◆ Stated goal
Copy all the data exactly, except the pictures.

◆ Source material
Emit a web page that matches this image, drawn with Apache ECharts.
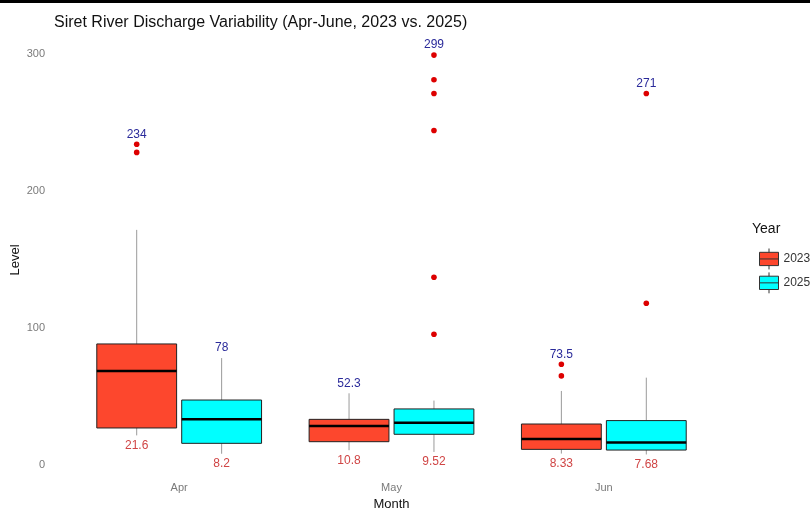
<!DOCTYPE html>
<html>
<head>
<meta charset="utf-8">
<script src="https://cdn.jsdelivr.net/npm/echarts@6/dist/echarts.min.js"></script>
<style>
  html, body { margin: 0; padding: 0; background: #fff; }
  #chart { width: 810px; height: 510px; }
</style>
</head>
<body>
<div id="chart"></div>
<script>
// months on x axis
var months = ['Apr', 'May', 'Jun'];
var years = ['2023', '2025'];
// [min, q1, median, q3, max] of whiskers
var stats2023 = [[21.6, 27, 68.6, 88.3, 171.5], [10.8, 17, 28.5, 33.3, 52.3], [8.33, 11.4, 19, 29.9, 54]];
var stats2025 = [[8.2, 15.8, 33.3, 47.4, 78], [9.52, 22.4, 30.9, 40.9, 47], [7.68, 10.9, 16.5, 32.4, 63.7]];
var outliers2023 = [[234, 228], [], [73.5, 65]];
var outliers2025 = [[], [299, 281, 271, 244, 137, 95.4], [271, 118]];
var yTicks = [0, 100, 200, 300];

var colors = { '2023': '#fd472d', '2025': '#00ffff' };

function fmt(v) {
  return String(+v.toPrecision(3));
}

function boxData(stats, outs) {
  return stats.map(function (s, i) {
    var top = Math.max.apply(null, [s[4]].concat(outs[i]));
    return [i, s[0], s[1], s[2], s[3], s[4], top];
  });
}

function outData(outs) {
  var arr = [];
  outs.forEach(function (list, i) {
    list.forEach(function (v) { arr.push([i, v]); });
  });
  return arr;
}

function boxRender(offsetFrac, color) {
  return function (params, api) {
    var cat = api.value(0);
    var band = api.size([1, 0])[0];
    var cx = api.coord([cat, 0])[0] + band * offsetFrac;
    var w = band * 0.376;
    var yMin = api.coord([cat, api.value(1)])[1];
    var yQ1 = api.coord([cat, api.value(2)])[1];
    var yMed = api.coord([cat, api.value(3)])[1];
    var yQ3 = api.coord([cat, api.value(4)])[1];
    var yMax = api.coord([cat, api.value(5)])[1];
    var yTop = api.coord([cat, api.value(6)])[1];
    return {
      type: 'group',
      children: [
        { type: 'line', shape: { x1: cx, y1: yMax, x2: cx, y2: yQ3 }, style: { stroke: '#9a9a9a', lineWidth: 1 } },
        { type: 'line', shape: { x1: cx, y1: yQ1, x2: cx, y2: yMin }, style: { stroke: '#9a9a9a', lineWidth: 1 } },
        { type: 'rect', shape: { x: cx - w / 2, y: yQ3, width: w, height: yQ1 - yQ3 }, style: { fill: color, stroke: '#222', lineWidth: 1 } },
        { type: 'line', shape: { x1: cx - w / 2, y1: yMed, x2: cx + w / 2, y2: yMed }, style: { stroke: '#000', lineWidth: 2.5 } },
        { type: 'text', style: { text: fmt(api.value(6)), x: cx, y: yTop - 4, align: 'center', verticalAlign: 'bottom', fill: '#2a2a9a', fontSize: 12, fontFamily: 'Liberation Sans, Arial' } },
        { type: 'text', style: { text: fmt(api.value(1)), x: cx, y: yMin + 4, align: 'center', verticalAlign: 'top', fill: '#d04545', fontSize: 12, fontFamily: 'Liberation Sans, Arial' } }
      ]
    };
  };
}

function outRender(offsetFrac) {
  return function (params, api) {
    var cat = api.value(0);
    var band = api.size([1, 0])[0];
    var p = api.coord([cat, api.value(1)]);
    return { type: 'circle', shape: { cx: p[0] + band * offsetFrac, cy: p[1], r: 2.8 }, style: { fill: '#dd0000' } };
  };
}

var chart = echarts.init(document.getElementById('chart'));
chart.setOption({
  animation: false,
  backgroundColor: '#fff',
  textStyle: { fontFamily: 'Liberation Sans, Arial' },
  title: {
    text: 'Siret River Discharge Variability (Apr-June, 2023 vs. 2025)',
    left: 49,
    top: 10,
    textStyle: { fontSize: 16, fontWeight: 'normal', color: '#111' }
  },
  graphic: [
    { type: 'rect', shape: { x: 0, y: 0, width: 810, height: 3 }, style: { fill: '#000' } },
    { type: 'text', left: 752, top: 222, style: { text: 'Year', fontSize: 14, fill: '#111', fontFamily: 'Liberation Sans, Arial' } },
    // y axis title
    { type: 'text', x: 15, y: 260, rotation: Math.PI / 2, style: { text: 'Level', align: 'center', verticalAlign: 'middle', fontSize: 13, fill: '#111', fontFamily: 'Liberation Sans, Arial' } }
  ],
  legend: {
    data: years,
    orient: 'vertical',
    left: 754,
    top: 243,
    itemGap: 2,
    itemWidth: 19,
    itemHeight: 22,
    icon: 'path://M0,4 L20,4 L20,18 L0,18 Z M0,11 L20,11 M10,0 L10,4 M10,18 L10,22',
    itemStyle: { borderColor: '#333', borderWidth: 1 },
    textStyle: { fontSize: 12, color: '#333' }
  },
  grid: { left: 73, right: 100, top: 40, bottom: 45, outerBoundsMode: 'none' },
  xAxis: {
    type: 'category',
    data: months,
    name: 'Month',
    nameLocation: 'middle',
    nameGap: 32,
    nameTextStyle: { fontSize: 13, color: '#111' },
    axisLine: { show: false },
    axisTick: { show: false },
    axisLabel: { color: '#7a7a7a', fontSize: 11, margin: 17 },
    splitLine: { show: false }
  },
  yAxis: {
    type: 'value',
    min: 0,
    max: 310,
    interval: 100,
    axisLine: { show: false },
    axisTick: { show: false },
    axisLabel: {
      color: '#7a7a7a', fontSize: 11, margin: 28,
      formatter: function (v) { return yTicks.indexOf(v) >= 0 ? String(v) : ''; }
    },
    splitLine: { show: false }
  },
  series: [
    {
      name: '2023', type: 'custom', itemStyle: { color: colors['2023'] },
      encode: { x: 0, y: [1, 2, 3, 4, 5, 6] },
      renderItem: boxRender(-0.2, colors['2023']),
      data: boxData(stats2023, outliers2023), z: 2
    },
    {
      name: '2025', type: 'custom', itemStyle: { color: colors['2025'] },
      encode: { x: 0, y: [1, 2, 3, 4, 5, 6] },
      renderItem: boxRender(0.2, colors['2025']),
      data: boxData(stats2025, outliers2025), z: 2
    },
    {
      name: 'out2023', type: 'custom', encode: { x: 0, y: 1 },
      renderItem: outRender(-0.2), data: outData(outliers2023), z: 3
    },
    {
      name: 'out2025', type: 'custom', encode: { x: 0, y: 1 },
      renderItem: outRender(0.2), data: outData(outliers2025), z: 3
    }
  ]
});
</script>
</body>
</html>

◆ Solution below
Emit a web page that matches this image, drawn with Apache ECharts.
<!DOCTYPE html>
<html>
<head>
<meta charset="utf-8">
<script src="https://cdn.jsdelivr.net/npm/echarts@6/dist/echarts.min.js"></script>
<style>
  html, body { margin: 0; padding: 0; background: #fff; }
  #chart { width: 810px; height: 510px; }
</style>
</head>
<body>
<div id="chart"></div>
<script>
// months on x axis
var months = ['Apr', 'May', 'Jun'];
var years = ['2023', '2025'];
// [min, q1, median, q3, max] of whiskers
var stats2023 = [[21.6, 27, 68.6, 88.3, 171.5], [10.8, 17, 28.5, 33.3, 52.3], [8.33, 11.4, 19, 29.9, 54]];
var stats2025 = [[8.2, 15.8, 33.3, 47.4, 78], [9.52, 22.4, 30.9, 40.9, 47], [7.68, 10.9, 16.5, 32.4, 63.7]];
var outliers2023 = [[234, 228], [], [73.5, 65]];
var outliers2025 = [[], [299, 281, 271, 244, 137, 95.4], [271, 118]];
var yTicks = [0, 100, 200, 300];

var colors = { '2023': '#fd472d', '2025': '#00ffff' };

function fmt(v) {
  return String(+v.toPrecision(3));
}

function boxData(stats, outs) {
  return stats.map(function (s, i) {
    var top = Math.max.apply(null, [s[4]].concat(outs[i]));
    return [i, s[0], s[1], s[2], s[3], s[4], top];
  });
}

function outData(outs) {
  var arr = [];
  outs.forEach(function (list, i) {
    list.forEach(function (v) { arr.push([i, v]); });
  });
  return arr;
}

function boxRender(offsetFrac, color) {
  return function (params, api) {
    var cat = api.value(0);
    var band = api.size([1, 0])[0];
    var cx = api.coord([cat, 0])[0] + band * offsetFrac;
    var w = band * 0.376;
    var yMin = api.coord([cat, api.value(1)])[1];
    var yQ1 = api.coord([cat, api.value(2)])[1];
    var yMed = api.coord([cat, api.value(3)])[1];
    var yQ3 = api.coord([cat, api.value(4)])[1];
    var yMax = api.coord([cat, api.value(5)])[1];
    var yTop = api.coord([cat, api.value(6)])[1];
    return {
      type: 'group',
      children: [
        { type: 'line', shape: { x1: cx, y1: yMax, x2: cx, y2: yQ3 }, style: { stroke: '#9a9a9a', lineWidth: 1 } },
        { type: 'line', shape: { x1: cx, y1: yQ1, x2: cx, y2: yMin }, style: { stroke: '#9a9a9a', lineWidth: 1 } },
        { type: 'rect', shape: { x: cx - w / 2, y: yQ3, width: w, height: yQ1 - yQ3 }, style: { fill: color, stroke: '#222', lineWidth: 1 } },
        { type: 'line', shape: { x1: cx - w / 2, y1: yMed, x2: cx + w / 2, y2: yMed }, style: { stroke: '#000', lineWidth: 2.5 } },
        { type: 'text', style: { text: fmt(api.value(6)), x: cx, y: yTop - 4, align: 'center', verticalAlign: 'bottom', fill: '#2a2a9a', fontSize: 12, fontFamily: 'Liberation Sans, Arial' } },
        { type: 'text', style: { text: fmt(api.value(1)), x: cx, y: yMin + 4, align: 'center', verticalAlign: 'top', fill: '#d04545', fontSize: 12, fontFamily: 'Liberation Sans, Arial' } }
      ]
    };
  };
}

function outRender(offsetFrac) {
  return function (params, api) {
    var cat = api.value(0);
    var band = api.size([1, 0])[0];
    var p = api.coord([cat, api.value(1)]);
    return { type: 'circle', shape: { cx: p[0] + band * offsetFrac, cy: p[1], r: 2.8 }, style: { fill: '#dd0000' } };
  };
}

var chart = echarts.init(document.getElementById('chart'));
chart.setOption({
  animation: false,
  backgroundColor: '#fff',
  textStyle: { fontFamily: 'Liberation Sans, Arial' },
  title: {
    text: 'Siret River Discharge Variability (Apr-June, 2023 vs. 2025)',
    left: 49,
    top: 10,
    textStyle: { fontSize: 16, fontWeight: 'normal', color: '#111' }
  },
  graphic: [
    { type: 'rect', shape: { x: 0, y: 0, width: 810, height: 3 }, style: { fill: '#000' } },
    { type: 'text', left: 752, top: 222, style: { text: 'Year', fontSize: 14, fill: '#111', fontFamily: 'Liberation Sans, Arial' } },
    // y axis title
    { type: 'text', x: 15, y: 260, rotation: Math.PI / 2, style: { text: 'Level', align: 'center', verticalAlign: 'middle', fontSize: 13, fill: '#111', fontFamily: 'Liberation Sans, Arial' } }
  ],
  legend: {
    data: years,
    orient: 'vertical',
    left: 754,
    top: 243,
    itemGap: 2,
    itemWidth: 19,
    itemHeight: 22,
    icon: 'path://M0,4 L20,4 L20,18 L0,18 Z M0,11 L20,11 M10,0 L10,4 M10,18 L10,22',
    itemStyle: { borderColor: '#333', borderWidth: 1 },
    textStyle: { fontSize: 12, color: '#333' }
  },
  grid: { left: 73, right: 100, top: 40, bottom: 45, outerBoundsMode: 'none' },
  xAxis: {
    type: 'category',
    data: months,
    name: 'Month',
    nameLocation: 'middle',
    nameGap: 32,
    nameTextStyle: { fontSize: 13, color: '#111' },
    axisLine: { show: false },
    axisTick: { show: false },
    axisLabel: { color: '#7a7a7a', fontSize: 11, margin: 17 },
    splitLine: { show: false }
  },
  yAxis: {
    type: 'value',
    min: 0,
    max: 310,
    interval: 100,
    axisLine: { show: false },
    axisTick: { show: false },
    axisLabel: {
      color: '#7a7a7a', fontSize: 11, margin: 28,
      formatter: function (v) { return yTicks.indexOf(v) >= 0 ? String(v) : ''; }
    },
    splitLine: { show: false }
  },
  series: [
    {
      name: '2023', type: 'custom', itemStyle: { color: colors['2023'] },
      encode: { x: 0, y: [1, 2, 3, 4, 5, 6] },
      renderItem: boxRender(-0.2, colors['2023']),
      data: boxData(stats2023, outliers2023), z: 2
    },
    {
      name: '2025', type: 'custom', itemStyle: { color: colors['2025'] },
      encode: { x: 0, y: [1, 2, 3, 4, 5, 6] },
      renderItem: boxRender(0.2, colors['2025']),
      data: boxData(stats2025, outliers2025), z: 2
    },
    {
      name: 'out2023', type: 'custom', encode: { x: 0, y: 1 },
      renderItem: outRender(-0.2), data: outData(outliers2023), z: 3
    },
    {
      name: 'out2025', type: 'custom', encode: { x: 0, y: 1 },
      renderItem: outRender(0.2), data: outData(outliers2025), z: 3
    }
  ]
});
</script>
</body>
</html>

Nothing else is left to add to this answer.